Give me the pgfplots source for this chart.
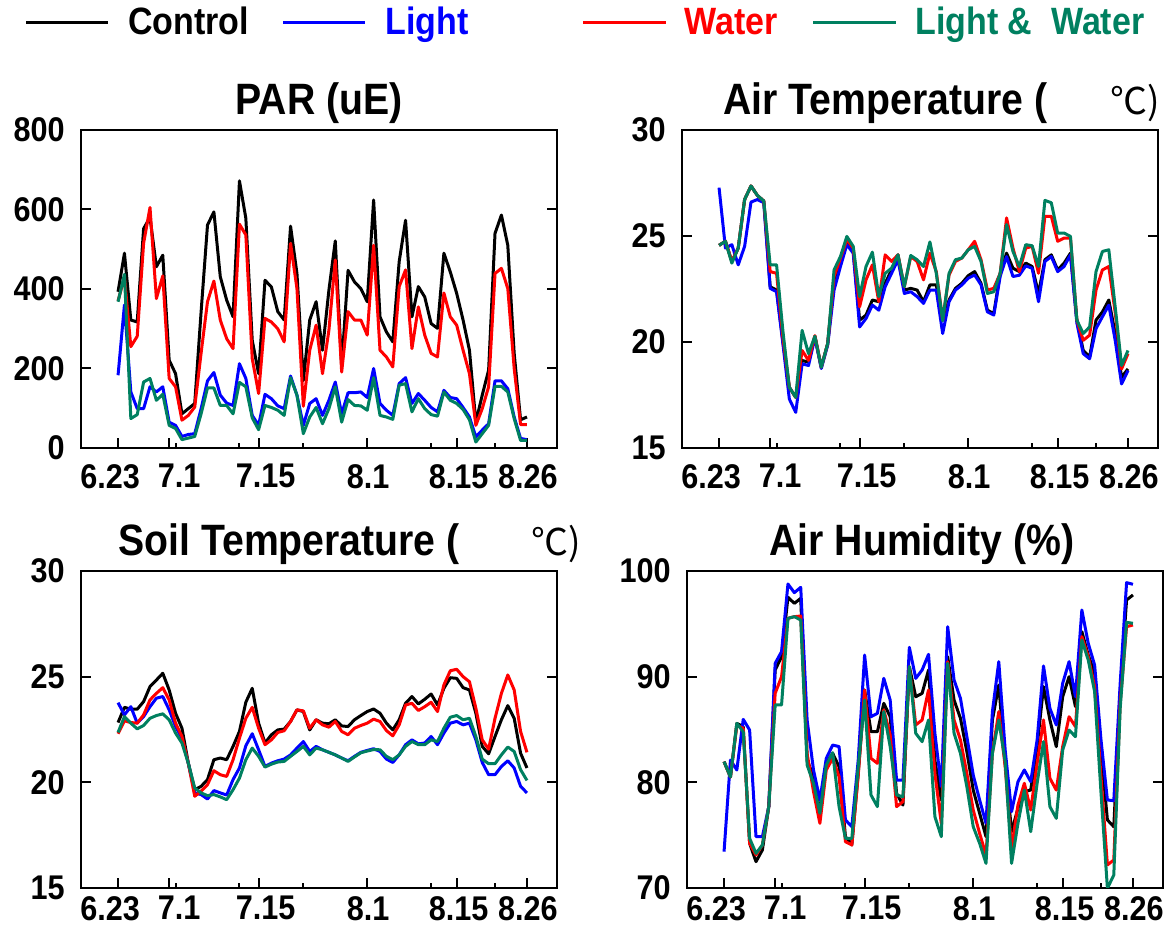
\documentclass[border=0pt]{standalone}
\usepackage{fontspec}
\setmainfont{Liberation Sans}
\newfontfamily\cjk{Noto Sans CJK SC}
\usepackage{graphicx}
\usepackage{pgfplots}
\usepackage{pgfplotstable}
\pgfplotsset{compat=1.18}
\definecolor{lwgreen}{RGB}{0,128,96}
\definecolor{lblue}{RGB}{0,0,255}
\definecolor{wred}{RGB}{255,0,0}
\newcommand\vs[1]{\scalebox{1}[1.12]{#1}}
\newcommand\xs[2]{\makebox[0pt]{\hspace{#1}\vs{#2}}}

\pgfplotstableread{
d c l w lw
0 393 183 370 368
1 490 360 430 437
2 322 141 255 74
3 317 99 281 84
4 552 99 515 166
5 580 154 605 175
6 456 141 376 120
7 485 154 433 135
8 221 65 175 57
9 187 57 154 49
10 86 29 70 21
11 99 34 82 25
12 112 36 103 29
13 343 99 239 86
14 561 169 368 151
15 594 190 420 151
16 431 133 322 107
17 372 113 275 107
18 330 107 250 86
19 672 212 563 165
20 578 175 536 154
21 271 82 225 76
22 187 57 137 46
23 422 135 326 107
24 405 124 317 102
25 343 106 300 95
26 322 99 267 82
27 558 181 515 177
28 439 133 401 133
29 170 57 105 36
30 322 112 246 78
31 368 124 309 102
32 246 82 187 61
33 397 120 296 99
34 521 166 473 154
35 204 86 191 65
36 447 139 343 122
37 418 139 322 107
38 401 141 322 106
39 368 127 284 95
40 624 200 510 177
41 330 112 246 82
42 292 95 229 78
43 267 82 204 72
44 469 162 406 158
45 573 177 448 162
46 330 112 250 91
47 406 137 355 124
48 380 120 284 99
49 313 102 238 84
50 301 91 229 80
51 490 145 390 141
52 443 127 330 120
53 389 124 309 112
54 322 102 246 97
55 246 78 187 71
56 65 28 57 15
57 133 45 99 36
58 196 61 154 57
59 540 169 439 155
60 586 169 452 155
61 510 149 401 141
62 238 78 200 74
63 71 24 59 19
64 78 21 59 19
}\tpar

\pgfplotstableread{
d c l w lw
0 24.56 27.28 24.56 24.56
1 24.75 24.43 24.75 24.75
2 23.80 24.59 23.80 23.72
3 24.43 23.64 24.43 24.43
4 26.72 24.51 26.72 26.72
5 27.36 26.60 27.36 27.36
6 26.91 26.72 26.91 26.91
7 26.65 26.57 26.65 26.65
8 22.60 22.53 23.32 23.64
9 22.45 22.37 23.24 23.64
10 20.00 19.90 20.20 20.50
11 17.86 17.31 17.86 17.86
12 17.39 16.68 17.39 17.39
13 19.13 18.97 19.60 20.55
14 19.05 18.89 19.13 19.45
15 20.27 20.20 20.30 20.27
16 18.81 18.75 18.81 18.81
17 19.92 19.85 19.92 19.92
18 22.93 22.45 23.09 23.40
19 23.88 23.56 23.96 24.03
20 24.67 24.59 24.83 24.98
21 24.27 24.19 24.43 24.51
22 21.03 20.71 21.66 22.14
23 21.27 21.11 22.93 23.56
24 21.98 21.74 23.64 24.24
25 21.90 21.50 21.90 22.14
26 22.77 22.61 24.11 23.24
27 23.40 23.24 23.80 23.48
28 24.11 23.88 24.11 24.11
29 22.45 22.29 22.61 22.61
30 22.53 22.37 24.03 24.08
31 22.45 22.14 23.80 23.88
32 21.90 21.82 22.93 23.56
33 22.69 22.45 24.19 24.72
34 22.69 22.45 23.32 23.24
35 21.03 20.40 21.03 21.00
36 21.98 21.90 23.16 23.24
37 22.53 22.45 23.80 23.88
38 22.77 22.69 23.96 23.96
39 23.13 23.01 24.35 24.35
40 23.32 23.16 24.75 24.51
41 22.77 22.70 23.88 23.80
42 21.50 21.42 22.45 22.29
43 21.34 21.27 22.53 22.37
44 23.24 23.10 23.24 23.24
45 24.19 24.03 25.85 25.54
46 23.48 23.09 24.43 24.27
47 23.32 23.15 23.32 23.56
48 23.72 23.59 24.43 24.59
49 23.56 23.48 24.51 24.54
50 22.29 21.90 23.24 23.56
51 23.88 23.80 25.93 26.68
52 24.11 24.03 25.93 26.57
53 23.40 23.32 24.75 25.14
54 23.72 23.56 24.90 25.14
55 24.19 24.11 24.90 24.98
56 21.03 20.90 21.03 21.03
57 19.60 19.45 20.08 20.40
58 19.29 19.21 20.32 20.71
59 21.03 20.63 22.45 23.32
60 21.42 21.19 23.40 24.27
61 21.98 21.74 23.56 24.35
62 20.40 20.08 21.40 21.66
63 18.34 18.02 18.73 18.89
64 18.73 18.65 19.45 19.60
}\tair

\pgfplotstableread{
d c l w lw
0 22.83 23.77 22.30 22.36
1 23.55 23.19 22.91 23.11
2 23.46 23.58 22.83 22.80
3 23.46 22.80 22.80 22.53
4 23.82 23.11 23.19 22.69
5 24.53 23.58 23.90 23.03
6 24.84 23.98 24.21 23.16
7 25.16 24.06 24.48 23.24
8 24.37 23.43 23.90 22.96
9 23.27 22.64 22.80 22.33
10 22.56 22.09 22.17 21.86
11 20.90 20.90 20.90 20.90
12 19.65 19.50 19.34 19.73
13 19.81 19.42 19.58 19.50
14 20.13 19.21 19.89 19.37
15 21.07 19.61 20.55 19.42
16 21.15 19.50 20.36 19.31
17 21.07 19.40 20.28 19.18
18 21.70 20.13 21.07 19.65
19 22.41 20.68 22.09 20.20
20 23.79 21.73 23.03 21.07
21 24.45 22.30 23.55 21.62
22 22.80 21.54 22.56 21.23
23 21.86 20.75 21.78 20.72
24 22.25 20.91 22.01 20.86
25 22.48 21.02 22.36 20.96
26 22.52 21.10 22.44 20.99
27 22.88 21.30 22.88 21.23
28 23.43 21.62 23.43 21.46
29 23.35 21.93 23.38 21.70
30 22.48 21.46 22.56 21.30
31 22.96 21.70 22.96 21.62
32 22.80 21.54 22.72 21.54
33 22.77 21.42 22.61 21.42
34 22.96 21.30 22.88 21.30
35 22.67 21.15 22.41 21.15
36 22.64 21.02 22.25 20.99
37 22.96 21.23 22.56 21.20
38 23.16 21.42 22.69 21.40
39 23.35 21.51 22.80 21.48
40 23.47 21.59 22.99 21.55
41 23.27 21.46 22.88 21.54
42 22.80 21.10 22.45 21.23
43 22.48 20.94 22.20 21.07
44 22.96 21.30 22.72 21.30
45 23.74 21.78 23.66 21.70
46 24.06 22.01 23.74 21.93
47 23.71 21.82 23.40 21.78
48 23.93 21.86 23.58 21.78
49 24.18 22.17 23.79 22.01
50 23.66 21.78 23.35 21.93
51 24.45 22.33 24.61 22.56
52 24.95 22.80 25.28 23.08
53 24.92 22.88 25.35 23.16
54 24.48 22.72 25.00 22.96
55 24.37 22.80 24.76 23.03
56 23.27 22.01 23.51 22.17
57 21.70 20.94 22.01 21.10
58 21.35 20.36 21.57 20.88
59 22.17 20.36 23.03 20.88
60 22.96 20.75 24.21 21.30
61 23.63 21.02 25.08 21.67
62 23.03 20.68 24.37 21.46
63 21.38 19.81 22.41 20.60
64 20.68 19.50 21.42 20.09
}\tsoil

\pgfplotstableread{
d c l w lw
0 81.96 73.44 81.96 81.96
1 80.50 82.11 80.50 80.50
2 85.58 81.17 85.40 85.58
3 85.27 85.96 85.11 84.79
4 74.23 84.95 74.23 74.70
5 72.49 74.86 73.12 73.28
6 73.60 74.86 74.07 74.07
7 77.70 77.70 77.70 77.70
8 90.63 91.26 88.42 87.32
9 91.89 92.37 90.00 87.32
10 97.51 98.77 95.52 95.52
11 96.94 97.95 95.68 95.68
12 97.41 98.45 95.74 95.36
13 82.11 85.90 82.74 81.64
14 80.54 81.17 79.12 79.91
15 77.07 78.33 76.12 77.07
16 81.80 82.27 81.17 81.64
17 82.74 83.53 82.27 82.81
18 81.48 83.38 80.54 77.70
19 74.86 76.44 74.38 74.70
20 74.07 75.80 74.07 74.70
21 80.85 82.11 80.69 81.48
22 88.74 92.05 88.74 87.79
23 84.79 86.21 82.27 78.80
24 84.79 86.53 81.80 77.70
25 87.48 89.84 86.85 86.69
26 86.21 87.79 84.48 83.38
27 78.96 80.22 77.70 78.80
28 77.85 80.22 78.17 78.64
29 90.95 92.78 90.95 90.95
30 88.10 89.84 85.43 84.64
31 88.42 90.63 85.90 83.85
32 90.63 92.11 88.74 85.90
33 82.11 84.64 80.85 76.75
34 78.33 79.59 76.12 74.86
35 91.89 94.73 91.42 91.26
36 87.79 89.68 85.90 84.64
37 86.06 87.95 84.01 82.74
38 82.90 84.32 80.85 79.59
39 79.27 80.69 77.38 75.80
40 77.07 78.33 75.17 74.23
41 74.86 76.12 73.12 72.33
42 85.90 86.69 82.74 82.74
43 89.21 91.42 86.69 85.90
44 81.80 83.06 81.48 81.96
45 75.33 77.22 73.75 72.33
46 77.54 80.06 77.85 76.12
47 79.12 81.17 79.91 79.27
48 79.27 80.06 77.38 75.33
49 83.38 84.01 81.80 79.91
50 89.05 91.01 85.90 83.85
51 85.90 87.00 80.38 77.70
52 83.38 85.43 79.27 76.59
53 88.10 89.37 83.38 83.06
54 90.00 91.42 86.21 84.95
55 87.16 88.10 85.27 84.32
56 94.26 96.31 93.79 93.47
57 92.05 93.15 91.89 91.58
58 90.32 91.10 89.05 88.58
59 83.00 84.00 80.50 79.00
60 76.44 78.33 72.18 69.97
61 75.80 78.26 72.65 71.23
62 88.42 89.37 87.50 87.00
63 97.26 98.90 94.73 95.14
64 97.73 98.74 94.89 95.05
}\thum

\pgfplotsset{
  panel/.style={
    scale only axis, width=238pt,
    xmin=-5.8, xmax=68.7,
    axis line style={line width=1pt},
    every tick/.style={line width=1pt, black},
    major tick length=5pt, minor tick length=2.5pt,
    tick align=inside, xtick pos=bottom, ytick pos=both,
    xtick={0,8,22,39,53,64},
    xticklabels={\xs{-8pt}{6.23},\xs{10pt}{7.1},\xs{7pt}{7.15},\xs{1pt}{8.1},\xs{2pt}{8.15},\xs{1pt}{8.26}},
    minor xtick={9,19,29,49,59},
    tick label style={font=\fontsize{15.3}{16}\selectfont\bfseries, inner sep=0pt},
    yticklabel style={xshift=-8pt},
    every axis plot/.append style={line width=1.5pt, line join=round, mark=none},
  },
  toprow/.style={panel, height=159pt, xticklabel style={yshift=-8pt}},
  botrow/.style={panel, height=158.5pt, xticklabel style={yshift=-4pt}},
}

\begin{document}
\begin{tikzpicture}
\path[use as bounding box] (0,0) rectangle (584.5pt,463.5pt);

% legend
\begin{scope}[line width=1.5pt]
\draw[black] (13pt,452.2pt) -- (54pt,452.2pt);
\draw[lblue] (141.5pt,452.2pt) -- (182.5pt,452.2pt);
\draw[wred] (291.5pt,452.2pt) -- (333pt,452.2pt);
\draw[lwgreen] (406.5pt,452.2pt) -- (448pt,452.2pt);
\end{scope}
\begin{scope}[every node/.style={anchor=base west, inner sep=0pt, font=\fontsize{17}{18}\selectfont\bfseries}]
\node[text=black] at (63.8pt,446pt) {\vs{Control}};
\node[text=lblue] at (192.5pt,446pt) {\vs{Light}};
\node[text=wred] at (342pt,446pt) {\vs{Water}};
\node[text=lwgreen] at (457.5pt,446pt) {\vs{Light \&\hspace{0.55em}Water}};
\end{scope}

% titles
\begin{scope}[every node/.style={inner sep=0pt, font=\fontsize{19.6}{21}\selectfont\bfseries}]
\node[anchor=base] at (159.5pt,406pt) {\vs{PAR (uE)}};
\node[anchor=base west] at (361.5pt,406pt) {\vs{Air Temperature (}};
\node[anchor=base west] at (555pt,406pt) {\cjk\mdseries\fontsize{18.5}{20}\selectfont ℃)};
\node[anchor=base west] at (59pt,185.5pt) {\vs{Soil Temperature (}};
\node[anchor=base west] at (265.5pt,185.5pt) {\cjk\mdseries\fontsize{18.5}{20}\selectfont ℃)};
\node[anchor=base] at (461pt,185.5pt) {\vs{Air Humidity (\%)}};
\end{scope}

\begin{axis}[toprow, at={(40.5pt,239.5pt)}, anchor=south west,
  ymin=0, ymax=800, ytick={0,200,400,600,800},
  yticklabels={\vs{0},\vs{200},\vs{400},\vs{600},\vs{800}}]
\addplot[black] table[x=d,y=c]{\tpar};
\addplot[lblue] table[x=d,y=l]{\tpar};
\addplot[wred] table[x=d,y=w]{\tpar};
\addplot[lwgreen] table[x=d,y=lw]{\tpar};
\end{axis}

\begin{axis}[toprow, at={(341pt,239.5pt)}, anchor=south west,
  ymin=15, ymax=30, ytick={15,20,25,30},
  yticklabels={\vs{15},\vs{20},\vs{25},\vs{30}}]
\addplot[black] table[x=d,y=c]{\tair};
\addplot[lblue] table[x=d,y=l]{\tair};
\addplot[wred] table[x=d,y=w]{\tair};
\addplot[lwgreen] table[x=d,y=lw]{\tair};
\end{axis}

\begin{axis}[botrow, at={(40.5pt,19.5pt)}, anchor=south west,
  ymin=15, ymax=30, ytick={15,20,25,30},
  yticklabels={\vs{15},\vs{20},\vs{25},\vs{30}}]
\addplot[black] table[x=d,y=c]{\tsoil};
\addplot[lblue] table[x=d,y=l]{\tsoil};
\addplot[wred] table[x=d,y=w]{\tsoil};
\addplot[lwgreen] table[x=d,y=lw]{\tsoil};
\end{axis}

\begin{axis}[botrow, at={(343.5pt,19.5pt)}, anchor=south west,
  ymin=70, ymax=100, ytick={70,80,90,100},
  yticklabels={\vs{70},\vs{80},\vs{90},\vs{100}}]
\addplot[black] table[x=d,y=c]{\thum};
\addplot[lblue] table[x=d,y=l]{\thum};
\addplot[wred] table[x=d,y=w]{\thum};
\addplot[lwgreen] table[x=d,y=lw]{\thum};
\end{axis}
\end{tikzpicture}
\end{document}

—————

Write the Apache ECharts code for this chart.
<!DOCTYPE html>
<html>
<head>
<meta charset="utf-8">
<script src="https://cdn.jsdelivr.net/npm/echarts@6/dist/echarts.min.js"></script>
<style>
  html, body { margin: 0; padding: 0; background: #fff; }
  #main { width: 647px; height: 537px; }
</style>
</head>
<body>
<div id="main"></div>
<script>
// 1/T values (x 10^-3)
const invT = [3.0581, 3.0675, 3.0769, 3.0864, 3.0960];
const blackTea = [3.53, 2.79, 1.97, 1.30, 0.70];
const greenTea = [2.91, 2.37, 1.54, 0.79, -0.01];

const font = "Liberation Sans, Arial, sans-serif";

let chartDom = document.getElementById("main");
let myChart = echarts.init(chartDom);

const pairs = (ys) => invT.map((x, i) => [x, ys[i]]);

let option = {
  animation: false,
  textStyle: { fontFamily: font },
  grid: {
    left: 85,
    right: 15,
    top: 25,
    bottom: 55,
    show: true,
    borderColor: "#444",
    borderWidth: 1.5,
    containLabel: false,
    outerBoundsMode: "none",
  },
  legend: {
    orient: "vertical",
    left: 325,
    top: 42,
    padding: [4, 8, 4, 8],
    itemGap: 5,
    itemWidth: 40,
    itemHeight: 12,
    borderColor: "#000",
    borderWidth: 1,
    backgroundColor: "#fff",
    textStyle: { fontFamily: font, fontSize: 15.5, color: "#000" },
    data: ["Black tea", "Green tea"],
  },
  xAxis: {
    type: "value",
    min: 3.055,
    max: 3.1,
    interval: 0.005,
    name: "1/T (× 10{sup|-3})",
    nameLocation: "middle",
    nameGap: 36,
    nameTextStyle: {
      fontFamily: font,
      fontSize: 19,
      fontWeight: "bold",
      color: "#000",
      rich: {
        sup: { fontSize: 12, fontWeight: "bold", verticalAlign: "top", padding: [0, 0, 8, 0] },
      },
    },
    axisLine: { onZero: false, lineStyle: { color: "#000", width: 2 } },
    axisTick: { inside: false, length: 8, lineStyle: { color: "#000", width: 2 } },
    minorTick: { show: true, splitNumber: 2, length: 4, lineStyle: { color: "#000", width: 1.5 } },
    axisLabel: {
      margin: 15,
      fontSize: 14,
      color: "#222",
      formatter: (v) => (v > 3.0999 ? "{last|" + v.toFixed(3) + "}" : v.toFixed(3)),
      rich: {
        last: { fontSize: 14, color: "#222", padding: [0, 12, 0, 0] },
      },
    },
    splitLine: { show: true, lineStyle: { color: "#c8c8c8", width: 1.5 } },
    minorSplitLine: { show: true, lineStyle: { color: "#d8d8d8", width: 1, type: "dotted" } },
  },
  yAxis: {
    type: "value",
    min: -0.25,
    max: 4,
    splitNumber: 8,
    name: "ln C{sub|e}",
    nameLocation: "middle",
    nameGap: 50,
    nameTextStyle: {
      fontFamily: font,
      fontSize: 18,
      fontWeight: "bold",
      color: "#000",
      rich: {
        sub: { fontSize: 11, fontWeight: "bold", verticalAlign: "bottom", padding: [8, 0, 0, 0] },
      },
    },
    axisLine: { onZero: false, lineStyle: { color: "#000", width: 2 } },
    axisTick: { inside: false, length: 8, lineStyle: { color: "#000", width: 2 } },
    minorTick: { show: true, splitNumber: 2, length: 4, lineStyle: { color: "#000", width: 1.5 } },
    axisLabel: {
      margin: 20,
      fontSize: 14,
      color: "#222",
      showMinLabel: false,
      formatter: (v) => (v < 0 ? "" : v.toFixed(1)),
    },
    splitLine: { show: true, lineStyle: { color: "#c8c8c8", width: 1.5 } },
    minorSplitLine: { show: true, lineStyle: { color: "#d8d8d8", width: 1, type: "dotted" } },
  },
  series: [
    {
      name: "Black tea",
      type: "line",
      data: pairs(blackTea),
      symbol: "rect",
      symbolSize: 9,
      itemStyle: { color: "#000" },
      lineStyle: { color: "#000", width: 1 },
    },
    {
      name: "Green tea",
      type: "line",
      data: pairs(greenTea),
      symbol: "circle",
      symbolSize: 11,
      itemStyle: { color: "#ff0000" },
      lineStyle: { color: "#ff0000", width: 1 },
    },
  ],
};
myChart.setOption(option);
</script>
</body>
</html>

—————

Output exactly one stretch of the listing: from the line containing "Write the Apache ECharts code for this chart." through the line containing "const pairs = (ys)", both end lines included.

Write the Apache ECharts code for this chart.
<!DOCTYPE html>
<html>
<head>
<meta charset="utf-8">
<script src="https://cdn.jsdelivr.net/npm/echarts@6/dist/echarts.min.js"></script>
<style>
  html, body { margin: 0; padding: 0; background: #fff; }
  #main { width: 647px; height: 537px; }
</style>
</head>
<body>
<div id="main"></div>
<script>
// 1/T values (x 10^-3)
const invT = [3.0581, 3.0675, 3.0769, 3.0864, 3.0960];
const blackTea = [3.53, 2.79, 1.97, 1.30, 0.70];
const greenTea = [2.91, 2.37, 1.54, 0.79, -0.01];

const font = "Liberation Sans, Arial, sans-serif";

let chartDom = document.getElementById("main");
let myChart = echarts.init(chartDom);

const pairs = (ys) => invT.map((x, i) => [x, ys[i]]);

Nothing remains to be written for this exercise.